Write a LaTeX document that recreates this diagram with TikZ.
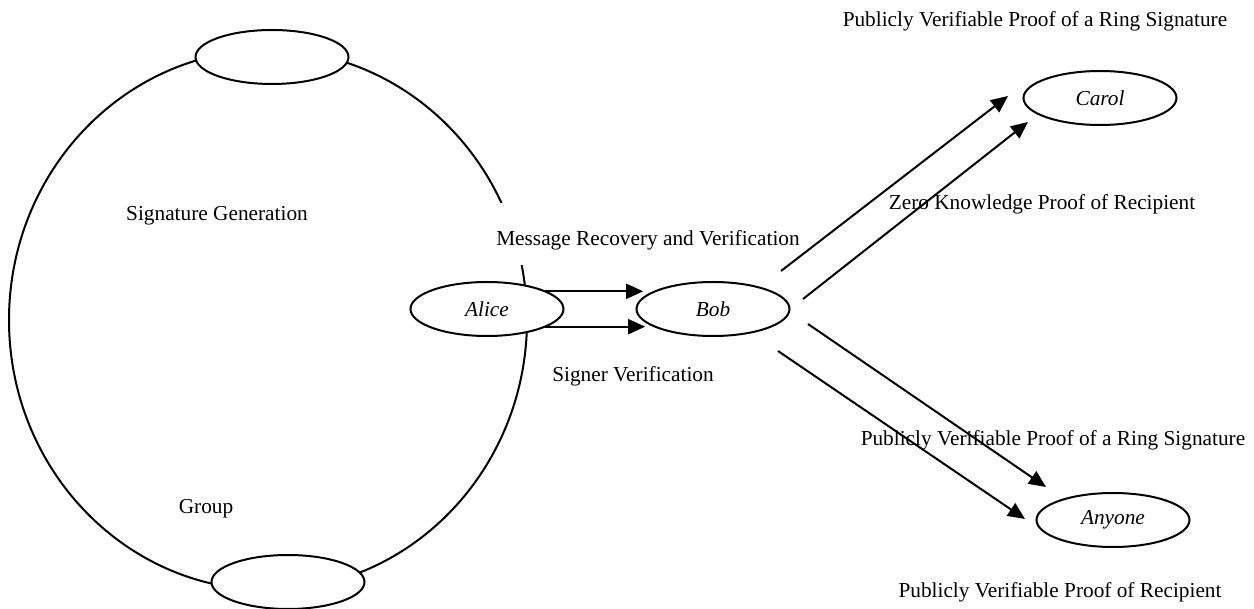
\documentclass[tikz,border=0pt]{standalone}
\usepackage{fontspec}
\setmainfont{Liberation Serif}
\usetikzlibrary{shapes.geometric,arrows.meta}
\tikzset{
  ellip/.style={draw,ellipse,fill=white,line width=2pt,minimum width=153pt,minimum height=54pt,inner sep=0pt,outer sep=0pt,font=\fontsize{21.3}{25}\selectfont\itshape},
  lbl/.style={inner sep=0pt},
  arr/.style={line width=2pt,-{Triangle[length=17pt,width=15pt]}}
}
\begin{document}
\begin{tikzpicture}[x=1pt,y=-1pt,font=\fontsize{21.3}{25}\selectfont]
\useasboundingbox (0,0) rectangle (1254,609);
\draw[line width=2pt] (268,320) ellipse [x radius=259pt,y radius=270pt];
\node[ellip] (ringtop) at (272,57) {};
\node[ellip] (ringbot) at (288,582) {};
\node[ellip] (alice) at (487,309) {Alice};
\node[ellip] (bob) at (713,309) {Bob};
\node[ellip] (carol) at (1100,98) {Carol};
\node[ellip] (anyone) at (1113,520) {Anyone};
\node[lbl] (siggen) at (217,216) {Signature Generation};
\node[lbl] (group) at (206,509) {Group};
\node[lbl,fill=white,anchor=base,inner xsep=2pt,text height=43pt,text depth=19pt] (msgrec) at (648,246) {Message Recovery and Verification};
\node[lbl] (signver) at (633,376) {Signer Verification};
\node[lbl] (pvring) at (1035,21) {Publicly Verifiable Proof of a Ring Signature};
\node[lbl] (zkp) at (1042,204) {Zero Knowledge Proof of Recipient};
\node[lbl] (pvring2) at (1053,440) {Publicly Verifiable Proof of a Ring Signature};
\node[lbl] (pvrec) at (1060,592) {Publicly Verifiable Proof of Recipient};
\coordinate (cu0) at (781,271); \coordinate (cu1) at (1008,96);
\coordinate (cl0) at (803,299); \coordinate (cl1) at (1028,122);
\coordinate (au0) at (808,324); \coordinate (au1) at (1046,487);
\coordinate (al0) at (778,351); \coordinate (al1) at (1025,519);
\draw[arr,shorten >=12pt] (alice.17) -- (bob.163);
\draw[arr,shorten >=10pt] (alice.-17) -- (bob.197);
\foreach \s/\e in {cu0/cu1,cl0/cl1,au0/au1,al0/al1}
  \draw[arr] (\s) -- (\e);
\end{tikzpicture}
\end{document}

...

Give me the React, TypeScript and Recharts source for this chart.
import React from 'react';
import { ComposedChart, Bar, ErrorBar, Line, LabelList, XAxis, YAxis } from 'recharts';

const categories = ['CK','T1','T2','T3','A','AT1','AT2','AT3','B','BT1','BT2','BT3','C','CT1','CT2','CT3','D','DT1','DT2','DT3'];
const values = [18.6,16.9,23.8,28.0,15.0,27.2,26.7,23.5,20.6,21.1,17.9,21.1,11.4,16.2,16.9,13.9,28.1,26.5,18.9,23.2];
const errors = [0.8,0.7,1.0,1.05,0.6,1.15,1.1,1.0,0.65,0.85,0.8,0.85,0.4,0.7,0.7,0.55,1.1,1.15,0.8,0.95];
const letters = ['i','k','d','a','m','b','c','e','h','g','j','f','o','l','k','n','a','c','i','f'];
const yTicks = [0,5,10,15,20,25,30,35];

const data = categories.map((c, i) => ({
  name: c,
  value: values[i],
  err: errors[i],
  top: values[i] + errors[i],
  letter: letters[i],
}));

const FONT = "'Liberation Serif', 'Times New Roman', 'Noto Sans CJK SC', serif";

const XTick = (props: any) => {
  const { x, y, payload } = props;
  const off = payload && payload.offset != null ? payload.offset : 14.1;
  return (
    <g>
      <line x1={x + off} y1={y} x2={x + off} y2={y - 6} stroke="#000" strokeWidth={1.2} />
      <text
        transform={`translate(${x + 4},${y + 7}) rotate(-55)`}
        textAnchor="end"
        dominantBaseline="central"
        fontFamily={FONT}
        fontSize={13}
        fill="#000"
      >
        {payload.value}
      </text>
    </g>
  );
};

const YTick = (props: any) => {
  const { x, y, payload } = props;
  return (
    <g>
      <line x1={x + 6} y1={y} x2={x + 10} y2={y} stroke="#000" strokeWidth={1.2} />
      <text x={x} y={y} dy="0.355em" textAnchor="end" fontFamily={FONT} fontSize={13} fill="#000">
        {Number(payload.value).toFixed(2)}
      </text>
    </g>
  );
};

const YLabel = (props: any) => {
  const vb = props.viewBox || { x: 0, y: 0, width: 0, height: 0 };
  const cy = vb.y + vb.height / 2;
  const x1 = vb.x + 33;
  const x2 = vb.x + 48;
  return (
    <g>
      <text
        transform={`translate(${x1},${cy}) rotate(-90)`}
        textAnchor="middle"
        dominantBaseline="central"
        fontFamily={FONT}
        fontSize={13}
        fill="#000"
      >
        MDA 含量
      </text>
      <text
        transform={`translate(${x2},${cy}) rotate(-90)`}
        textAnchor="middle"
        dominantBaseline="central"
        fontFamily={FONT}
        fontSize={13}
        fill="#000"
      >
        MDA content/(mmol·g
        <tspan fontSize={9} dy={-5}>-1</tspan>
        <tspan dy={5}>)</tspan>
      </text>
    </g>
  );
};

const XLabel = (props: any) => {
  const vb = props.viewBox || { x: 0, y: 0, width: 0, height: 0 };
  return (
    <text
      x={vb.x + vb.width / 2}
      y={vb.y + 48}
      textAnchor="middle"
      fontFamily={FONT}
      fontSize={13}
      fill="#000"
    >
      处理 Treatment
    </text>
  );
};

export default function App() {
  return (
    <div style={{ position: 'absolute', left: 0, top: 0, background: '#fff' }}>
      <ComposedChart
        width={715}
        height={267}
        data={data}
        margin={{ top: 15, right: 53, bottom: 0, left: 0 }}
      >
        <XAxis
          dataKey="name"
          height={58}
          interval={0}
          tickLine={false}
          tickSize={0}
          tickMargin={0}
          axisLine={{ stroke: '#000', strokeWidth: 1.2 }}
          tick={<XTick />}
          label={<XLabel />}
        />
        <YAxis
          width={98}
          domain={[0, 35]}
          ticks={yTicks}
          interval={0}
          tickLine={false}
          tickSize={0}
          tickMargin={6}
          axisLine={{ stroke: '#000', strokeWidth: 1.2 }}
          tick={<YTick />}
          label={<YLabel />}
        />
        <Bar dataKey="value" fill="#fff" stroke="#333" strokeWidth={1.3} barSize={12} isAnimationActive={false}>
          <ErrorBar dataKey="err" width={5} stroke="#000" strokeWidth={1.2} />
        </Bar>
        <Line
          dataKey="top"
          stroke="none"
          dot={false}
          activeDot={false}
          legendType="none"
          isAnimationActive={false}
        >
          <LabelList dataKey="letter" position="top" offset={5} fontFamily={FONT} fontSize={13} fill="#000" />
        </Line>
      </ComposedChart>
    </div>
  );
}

==

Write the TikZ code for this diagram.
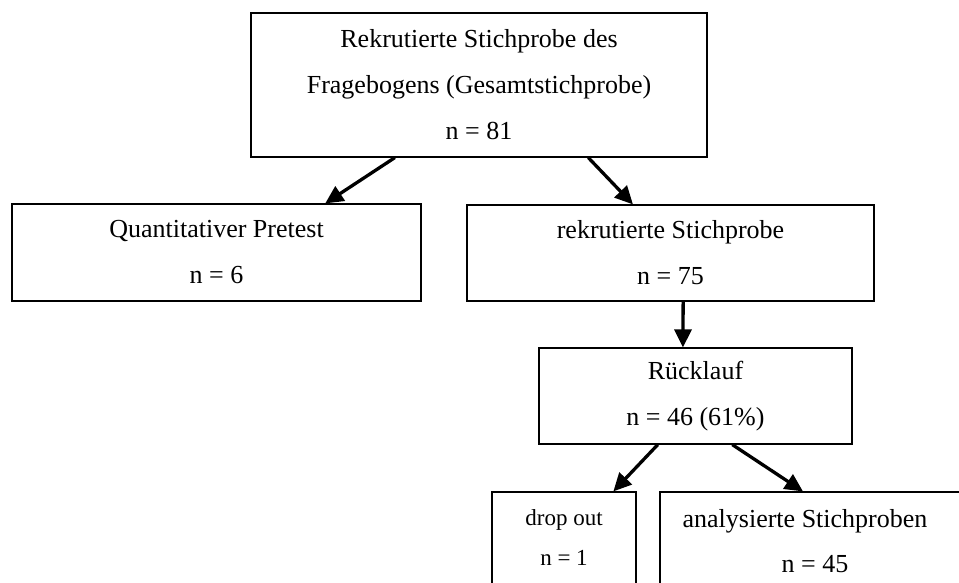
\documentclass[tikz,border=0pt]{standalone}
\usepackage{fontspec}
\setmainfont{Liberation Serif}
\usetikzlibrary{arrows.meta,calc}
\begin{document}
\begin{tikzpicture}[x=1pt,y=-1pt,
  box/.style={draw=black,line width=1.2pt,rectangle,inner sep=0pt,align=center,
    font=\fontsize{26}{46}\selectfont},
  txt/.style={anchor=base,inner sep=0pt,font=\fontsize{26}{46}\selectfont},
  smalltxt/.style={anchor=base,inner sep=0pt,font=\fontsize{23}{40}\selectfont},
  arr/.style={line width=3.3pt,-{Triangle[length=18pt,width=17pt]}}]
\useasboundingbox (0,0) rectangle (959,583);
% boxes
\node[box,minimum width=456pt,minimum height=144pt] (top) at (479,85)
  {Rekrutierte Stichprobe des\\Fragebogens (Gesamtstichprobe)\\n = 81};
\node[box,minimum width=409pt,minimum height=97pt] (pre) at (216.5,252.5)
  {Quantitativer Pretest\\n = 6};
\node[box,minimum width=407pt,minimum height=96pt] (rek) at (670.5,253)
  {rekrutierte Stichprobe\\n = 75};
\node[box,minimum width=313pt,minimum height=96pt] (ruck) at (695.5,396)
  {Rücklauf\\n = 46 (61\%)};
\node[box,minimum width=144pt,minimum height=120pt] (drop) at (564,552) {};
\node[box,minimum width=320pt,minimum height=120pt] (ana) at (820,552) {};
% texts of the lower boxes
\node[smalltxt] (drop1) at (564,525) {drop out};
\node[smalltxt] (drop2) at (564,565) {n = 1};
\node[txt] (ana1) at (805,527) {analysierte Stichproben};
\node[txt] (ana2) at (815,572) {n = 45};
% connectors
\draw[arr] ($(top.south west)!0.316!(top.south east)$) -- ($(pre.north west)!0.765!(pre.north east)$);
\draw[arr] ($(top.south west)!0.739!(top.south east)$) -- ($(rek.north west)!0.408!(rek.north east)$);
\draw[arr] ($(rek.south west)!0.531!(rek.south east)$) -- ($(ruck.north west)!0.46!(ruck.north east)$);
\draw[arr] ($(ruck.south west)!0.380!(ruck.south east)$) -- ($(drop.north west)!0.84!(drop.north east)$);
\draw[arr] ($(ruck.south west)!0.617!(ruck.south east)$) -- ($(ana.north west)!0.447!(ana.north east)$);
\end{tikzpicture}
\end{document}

WORK TO BE COMPLETED: Pull out each line of the listing that holds the string "diagram".

FINAL RESULT:
Write a LaTeX document that recreates this diagram with TikZ.
Write the TikZ code for this diagram.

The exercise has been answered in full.